NEW DELHI: The Karnataka government has told the Supreme Court that it took a conscious decision to discontinue the reservation on the sole basis of religion for Muslim community since it is unconstitutional and contrary to the mandate of Article 14 to 16 of the Constitution of India.
Providing reservation to the community as a whole would be against the principles of social justice and secularism, it contended.
"Merely because reservations have been provided in the past on the basis of religion, it is no ground to continue the same for perpetuity, more so when it is on the basis of an unconstitutional principle," it said.
The Karnataka government also pointed out the groups within the Muslim Community who were found to be backward and found mention in Group I of the 2002 reservation order continue to enjoy the benefits of reservation.
"The power to classify a group of citizens as Socially and Educationally Backward Class (SEBC) has to be constitutionally exercised in accordance with the provisions of Articles 14, 15 and 16 of the Constitution. Assuming for the moment that any of the commissions had recommended for the inclusion of Muslims as Backward castes, the same does not denude the power of the State Government to take a decision in accordance with law," it said.
In a written response to the plea challenging the validity of its March 27 order, the state government said the power thereunder is a constitutionally conferred power conferred upon the State Government to provide for protection to the Backward Classes. The States powers under Article 16 has been discussed in Indira Sawhney case (1992 Mandal Commission).
"The exercise of power to provide for reservations emanate from Articles 15 and 16 and the same can be done by executive instructions which amounts to Law within the meaning of Article 13 of the Constitution," it said.
The reservation can be provided to the Socially and Educationally backward classes in society who have historically deprived and discriminated against. "The same cannot be equated with an entire religion," it said.
"It is verily believed that there is no reservation given to Muslim community on the basis of religion as a whole in the Central List. Even throughout the country, it is believed verily, except State of Kerala, there is no state that provides for reservation for the Muslim community as a whole," the state government said.
There are various communities from the Muslim religion who are included in the SEBC which also continues to be the case in Karnataka. As such, the same in itself shows that the reservation solely on the basis of religion is not the practice followed anywhere in the country except Kerala and in the State of Karnataka, till recently, it added.
"Reservation solely on the basis of religion is also contrary to the principles of Social Justice. The concept of social justice aims to protect those who are deprived and discriminated against within the society. Including within the said ambit an entire religion would be an antithesis to the concept of social justice and the ethos of the Constitution. Therefore reservation cannot be extended to any community on the sole basis of religion," it said.
The provision of reservation on the basis of religion would also be contrary to the concept of secularism, besides being violative of right to equality and non discrimination on the basis of race, religion, caste, gender etc, it added.
The state government further said the issue of reservations has anyway undergone a radical shift with the introduction of reservation on the basis of economic criteria (EWS) by virtue of the 103rd Amendment.

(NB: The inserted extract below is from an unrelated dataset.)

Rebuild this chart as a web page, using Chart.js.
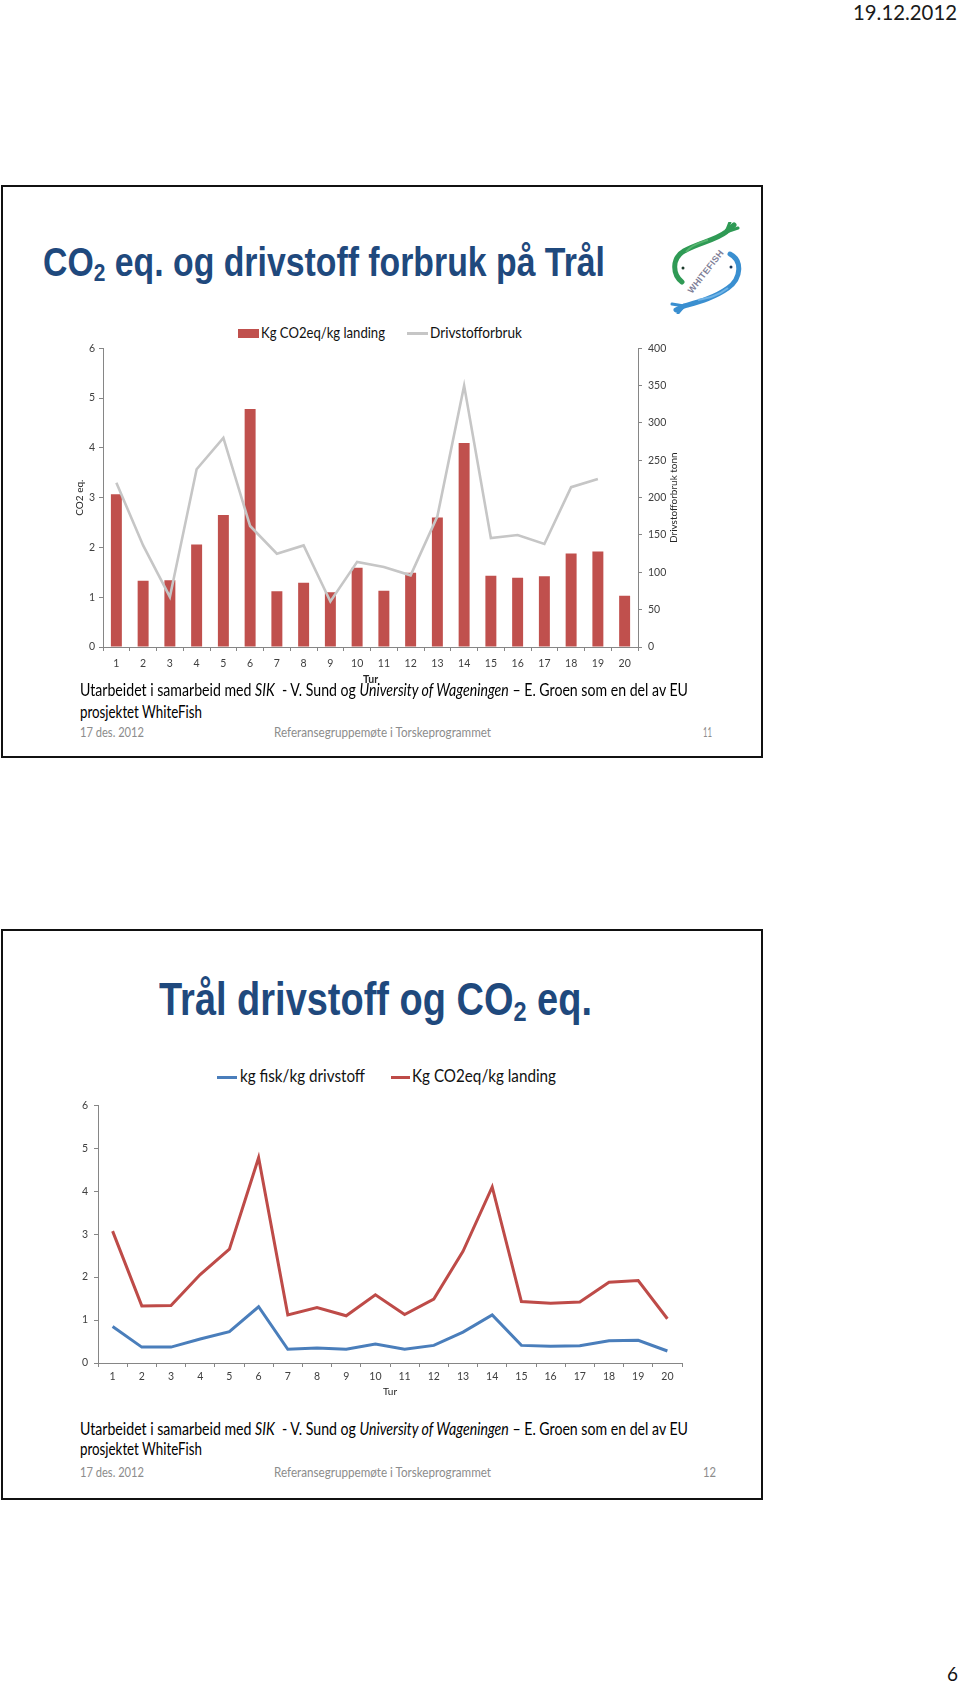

It is pertinent to state that the said amendment has been upheld by this Court in Janhit Abhiyan Vs Union of India, (2022). Therefore, the Muslim community suffers no prejudice as they can avail the benefit of EWS reservation which is 10%.
In the case of Andhra Pradesh, the Supreme Court permitted the reservation for only limited identifiable communities amongst Muslims and not the entire religion, it pointed out.
"This is a critical point of difference between Andhra Pradesh and Karnataka and the petitioners are misleading that this court has continued a purely religion-based reservation," it said.
The state government also said that the grant of reservations in a state and redistribution thereof is purely an executive function.
"The petitioners herein have sought to give a colour to the exercise in question which is completely baseless. The timing of the decision, etc are immaterial without the petitioners clearly demonstrating that the reservation on the basis of religion is constitutional and permissible," it said.
"The present proceedings are misconceived, devoid of any merits and therefore, the present petition merits to be dismissed on these grounds alone," the state government said.
Opposing the grant of any interim relief, the state government also said the petitioners directly approached the Supreme Court without filing a plea before the High Court, even as its March 27 order was passed in persuance of the High Court's order on March 23.
"As far as the reservation solely on the basis of religion is concerned, it is humbly submitted that the same is not justified. It is stated that three Backward Classes Commission Report may be material in this respect," it further said.
The initial inclusion of Muslim community into the category of other backward classes in 1979 was contrary to the recommendations of the first backward class commission headed by L G Havanur. The said inclusion has thereafter been continued subsequently primarily on the ground of economic backwardness. It is pertinent to state that the constitutional scheme at that stage did not contemplate reservations to economically weaker sections, it said.